*Work to do*: Below are the records; collect from them each line containing the string "this".

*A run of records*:

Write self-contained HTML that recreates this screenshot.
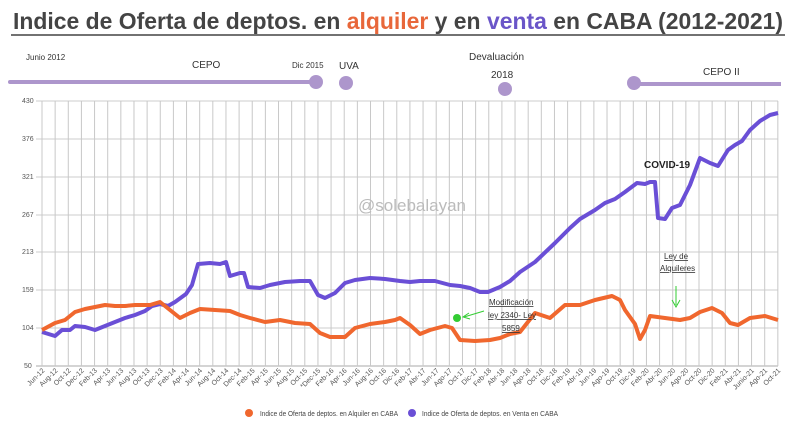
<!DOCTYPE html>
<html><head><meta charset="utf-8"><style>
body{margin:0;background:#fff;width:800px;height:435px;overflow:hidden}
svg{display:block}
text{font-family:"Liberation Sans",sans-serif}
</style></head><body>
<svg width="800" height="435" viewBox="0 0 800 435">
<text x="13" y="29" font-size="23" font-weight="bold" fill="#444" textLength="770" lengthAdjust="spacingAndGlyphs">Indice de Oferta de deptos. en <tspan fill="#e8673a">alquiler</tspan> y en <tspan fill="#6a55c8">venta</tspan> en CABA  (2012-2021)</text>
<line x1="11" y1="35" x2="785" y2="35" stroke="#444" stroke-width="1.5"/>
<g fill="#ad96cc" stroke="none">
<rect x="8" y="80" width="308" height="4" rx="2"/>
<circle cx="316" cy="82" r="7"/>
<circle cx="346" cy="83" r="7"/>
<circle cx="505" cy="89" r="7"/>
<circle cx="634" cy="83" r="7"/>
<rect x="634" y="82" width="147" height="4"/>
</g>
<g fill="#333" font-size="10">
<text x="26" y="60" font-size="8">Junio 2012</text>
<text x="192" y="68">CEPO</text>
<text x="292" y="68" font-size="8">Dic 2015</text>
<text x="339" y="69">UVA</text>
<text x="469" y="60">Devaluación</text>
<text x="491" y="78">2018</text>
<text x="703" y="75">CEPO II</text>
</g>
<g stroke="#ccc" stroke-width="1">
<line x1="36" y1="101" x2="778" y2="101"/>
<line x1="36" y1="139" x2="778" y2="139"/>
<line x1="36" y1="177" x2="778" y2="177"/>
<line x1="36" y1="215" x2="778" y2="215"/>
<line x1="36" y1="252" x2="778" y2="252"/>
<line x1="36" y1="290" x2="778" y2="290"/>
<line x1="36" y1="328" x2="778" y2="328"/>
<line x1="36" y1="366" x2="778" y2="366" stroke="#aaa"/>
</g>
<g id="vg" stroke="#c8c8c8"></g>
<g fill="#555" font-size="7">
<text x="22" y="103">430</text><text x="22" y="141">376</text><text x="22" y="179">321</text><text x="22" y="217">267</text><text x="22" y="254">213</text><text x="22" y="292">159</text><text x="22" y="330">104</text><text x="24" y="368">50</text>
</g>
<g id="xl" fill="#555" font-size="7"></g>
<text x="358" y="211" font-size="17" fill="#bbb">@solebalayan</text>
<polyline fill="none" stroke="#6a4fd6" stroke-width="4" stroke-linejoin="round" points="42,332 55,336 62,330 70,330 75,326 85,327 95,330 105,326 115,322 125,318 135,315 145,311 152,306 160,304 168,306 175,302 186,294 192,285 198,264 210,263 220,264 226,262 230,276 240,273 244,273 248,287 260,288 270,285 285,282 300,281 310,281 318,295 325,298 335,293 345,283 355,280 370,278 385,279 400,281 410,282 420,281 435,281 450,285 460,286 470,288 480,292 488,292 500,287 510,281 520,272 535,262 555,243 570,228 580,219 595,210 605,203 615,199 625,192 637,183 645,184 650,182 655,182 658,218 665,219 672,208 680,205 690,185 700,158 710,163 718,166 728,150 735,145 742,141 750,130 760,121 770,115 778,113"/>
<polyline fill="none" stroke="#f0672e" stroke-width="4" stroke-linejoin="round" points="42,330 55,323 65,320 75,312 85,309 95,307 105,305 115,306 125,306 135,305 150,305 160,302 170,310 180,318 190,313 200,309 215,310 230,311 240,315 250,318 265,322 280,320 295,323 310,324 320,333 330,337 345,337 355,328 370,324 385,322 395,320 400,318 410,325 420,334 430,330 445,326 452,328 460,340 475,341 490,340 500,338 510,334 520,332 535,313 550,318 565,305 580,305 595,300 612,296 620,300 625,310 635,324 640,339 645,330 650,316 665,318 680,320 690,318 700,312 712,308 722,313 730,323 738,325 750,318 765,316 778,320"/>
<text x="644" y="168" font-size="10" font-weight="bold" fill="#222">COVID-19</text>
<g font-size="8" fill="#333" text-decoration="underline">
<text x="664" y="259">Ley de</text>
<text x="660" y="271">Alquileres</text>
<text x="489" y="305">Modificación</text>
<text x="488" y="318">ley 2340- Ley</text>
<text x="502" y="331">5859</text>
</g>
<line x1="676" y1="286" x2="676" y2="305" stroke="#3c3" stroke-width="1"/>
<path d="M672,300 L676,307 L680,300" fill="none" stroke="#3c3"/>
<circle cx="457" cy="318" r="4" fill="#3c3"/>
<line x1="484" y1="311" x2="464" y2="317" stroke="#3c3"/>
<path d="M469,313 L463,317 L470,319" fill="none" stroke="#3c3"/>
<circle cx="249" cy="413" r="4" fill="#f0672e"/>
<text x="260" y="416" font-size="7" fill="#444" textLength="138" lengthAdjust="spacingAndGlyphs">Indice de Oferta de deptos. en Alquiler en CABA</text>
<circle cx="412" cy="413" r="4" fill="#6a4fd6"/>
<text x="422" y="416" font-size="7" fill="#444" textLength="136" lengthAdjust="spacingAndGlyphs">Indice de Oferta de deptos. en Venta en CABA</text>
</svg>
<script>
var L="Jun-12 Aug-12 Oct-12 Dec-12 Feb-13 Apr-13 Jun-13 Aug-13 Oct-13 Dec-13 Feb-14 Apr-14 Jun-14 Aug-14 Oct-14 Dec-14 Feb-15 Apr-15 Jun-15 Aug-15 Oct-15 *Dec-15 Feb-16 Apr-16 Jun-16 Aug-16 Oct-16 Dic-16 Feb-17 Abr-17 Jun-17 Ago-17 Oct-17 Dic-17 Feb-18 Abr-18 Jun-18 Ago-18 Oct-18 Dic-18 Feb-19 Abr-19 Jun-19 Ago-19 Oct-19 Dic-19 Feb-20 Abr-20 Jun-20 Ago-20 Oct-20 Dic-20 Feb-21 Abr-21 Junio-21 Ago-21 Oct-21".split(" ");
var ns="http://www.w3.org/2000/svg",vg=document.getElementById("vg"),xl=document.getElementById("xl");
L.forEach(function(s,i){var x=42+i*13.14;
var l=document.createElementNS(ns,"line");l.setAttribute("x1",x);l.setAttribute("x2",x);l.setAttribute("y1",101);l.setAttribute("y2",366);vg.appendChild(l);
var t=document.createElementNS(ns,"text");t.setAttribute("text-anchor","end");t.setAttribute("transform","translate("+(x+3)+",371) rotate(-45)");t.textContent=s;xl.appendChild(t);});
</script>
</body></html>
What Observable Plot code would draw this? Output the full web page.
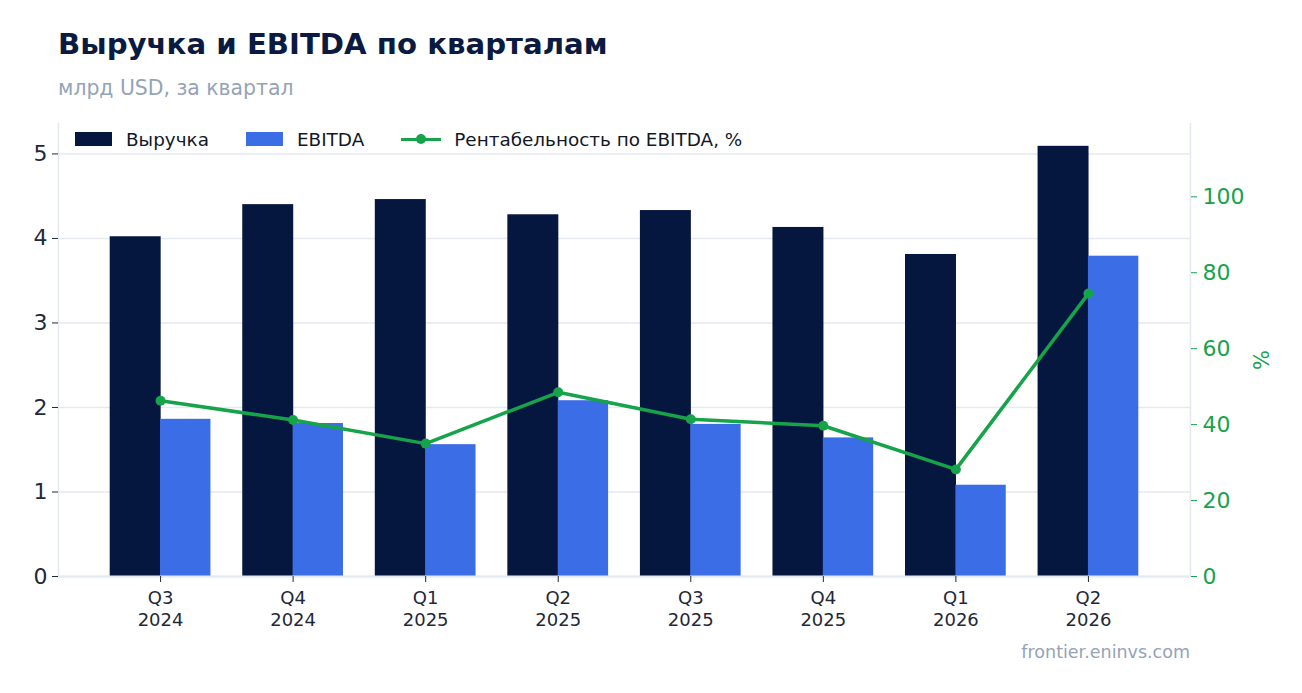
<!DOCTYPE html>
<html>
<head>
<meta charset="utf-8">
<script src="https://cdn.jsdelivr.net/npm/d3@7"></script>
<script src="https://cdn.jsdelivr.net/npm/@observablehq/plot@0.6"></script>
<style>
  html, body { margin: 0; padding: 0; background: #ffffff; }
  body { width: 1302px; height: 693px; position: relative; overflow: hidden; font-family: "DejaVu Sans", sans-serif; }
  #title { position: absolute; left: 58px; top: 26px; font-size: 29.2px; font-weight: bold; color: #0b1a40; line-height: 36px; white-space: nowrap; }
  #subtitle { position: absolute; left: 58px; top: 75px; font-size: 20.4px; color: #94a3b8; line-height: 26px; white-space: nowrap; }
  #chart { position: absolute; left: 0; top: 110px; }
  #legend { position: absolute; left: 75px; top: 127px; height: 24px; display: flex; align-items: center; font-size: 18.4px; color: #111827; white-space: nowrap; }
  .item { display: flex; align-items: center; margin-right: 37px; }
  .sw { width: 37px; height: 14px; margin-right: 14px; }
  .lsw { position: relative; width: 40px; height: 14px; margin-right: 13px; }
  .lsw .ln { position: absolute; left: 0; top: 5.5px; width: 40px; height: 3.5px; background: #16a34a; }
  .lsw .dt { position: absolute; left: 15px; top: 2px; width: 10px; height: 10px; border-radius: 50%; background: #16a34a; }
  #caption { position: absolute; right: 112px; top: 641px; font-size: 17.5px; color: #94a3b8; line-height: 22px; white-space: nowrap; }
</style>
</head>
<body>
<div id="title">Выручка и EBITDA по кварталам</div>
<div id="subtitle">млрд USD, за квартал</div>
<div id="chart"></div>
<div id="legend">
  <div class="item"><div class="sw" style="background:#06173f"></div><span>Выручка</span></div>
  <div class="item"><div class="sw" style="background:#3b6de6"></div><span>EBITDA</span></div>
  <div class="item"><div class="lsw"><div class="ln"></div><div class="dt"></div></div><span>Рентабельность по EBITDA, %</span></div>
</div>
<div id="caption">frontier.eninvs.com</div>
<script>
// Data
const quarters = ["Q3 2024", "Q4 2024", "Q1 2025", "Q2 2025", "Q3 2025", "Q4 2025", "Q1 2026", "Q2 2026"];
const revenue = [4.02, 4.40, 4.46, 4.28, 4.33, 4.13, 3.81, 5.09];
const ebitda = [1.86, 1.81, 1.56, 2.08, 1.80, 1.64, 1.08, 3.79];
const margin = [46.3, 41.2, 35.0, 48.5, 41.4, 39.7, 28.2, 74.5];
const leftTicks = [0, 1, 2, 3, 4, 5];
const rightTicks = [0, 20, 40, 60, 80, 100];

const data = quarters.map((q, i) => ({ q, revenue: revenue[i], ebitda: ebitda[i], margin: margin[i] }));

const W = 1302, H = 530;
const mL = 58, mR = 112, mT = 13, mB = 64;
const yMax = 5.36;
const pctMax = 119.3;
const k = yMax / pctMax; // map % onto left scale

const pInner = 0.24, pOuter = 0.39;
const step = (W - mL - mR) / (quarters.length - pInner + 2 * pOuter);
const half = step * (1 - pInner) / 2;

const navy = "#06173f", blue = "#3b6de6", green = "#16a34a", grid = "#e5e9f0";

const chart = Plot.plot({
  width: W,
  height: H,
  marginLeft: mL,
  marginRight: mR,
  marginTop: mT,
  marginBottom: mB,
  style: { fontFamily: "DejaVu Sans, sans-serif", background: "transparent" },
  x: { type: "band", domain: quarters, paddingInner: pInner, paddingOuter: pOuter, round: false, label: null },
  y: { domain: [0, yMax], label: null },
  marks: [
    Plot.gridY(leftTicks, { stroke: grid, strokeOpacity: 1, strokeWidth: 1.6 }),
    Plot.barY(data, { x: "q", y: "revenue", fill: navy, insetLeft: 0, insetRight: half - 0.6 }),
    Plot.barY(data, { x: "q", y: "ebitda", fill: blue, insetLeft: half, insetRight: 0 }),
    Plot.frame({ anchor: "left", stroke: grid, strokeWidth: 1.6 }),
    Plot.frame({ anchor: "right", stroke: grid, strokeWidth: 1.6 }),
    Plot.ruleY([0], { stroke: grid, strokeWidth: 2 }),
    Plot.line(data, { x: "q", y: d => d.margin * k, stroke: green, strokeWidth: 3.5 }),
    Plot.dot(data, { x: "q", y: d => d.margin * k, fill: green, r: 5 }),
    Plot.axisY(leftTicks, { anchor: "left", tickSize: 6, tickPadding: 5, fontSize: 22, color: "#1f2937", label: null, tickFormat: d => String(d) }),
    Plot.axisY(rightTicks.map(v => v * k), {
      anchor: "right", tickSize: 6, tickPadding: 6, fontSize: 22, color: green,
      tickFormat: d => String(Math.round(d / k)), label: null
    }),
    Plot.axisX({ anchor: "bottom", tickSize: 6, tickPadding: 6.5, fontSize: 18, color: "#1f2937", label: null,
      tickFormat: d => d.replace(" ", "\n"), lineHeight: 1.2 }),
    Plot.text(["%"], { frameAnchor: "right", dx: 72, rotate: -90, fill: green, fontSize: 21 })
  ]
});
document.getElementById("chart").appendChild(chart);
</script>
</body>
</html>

*Full answer*:
Write self-contained HTML that recreates this screenshot.
What Observable Plot code would draw this? Output the full web page.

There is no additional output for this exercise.